A neatly structured remembrance of one of Hollywood's greatest directors.
Simplicity can be the most effective method sometimes, especially in the case of Ron Mann’s documentary Altman. Instead of taking an ambitious approach to legendary director Robert Altman’s life, Mann shows the life and career of his subject with a concise, linear presentation. Framing the film around the definition of “Altmanesque,” Altman goes through the filmmaker’s work one at a time in chronological order, starting with his work on television up to his swan song A Prairie Home Companion. Through this (what appears to be) basic approach, Mann creates a touching tribute to one of film’s greatest directors, a profile that never feels hagiographic because it lets the work speak for itself.
It also lets Altman speak on his own behalf. Culling from hours upon hours of interviews and footage taken before Altman’s death, Mann ends up turning Altman into the posthumous narrator of his own biography. After leaving the Air Force, Altman took up writing before lying his way into directing industrial films, a time of his life he refers to as his film school. From there he directed The Delinquents, and that led him into doing TV work through the 50s and 60s. This is the same time when Altman met his wife Kathryn who, along with other members of Altman’s family, take over narrating duties from time to time.
According to Altman’s wife, pushback from producers over Altman’s attempts to add realism to the shows he worked on (including one time when producers refused his suggestion to cast a black actor in a lead role) led him to quit television altogether, making his way into film instead. That didn’t turn out so well at first, with the head of Warner Brothers kicking him off of the 1967 film Countdown. The reason? After watching footage of Altman’s work on the film, the studio head was horrified to discover he had actors “talking at the same time.”
These kinds of neat anecdotes from Altman and his family make up a lot of the film, something fans of Hollywood gossip will thoroughly enjoy hearing about. These stories, mostly involving techniques used by Altman on his films (including his ground breaking use of the eight-track stereo sound system in California Split) or battles with producers and studios, also paint a vivid picture of the kind of filmmaker Altman was.
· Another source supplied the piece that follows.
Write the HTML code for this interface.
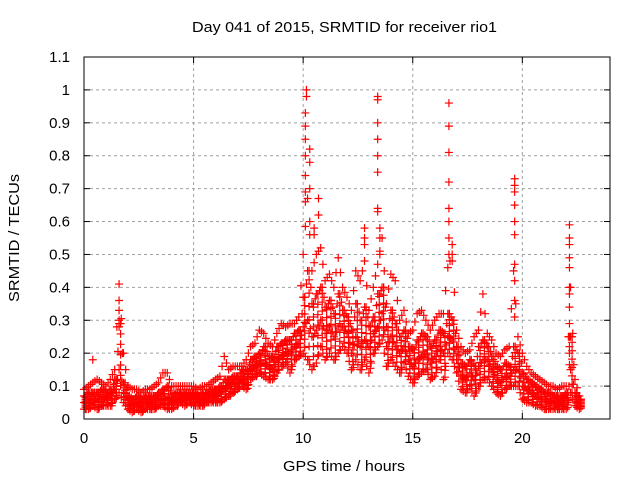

His films were all over the place in terms of genre, whether it was a war movie like M*A*S*H or a Western like McCabe and Mrs. Miller, but they were all distinctly Altman.
Also unique for Altman was how much he defined himself by his work. Once his sons got old enough they began working as crew members on his projects. At one point his son Stephen talks about how, for Altman, his work took priority over his family (it’s one of the only times any criticism is heard, which isn’t surprising considering the direct involvement of Altman’s family with the production). As Mann goes through the years of Altman’s life, his formal approach starts to make perfect sense. Altman lived for filmmaking, as evidenced by the countless film and TV productions he worked on for over 5 decades, so defining his life through a career-based perspective feels like the most accurate portrayal. According to Altman’s family, there’s no need to delve into his life off set; the film set was his home.
Mann’s use of archival footage and narration to form a biographical narrative, while familiar, also feels somewhat unconventional, a welcome departure from the blandness of most filmed biographies. Mann does make one bold choice, though: peppered throughout are clips of Altman collaborators (including Robin Williams, Bruce Willis, Julianne Moore, Lily Tomlin and Elliott Gould, among many others) giving their own definition of “Altmanesque.” The fact that Mann only uses his interview subjects for these brief moments feels daring, like a defiant move to avoid relying on a talking heads format. The segments also provide a chapter-like structure, with each person’s definition relating to the next phase of the director’s career.
This kind of smart, neat structuring makes Altman one of the year’s finest documentaries, a shining example of how to properly examine the life and career of such a prolific figure.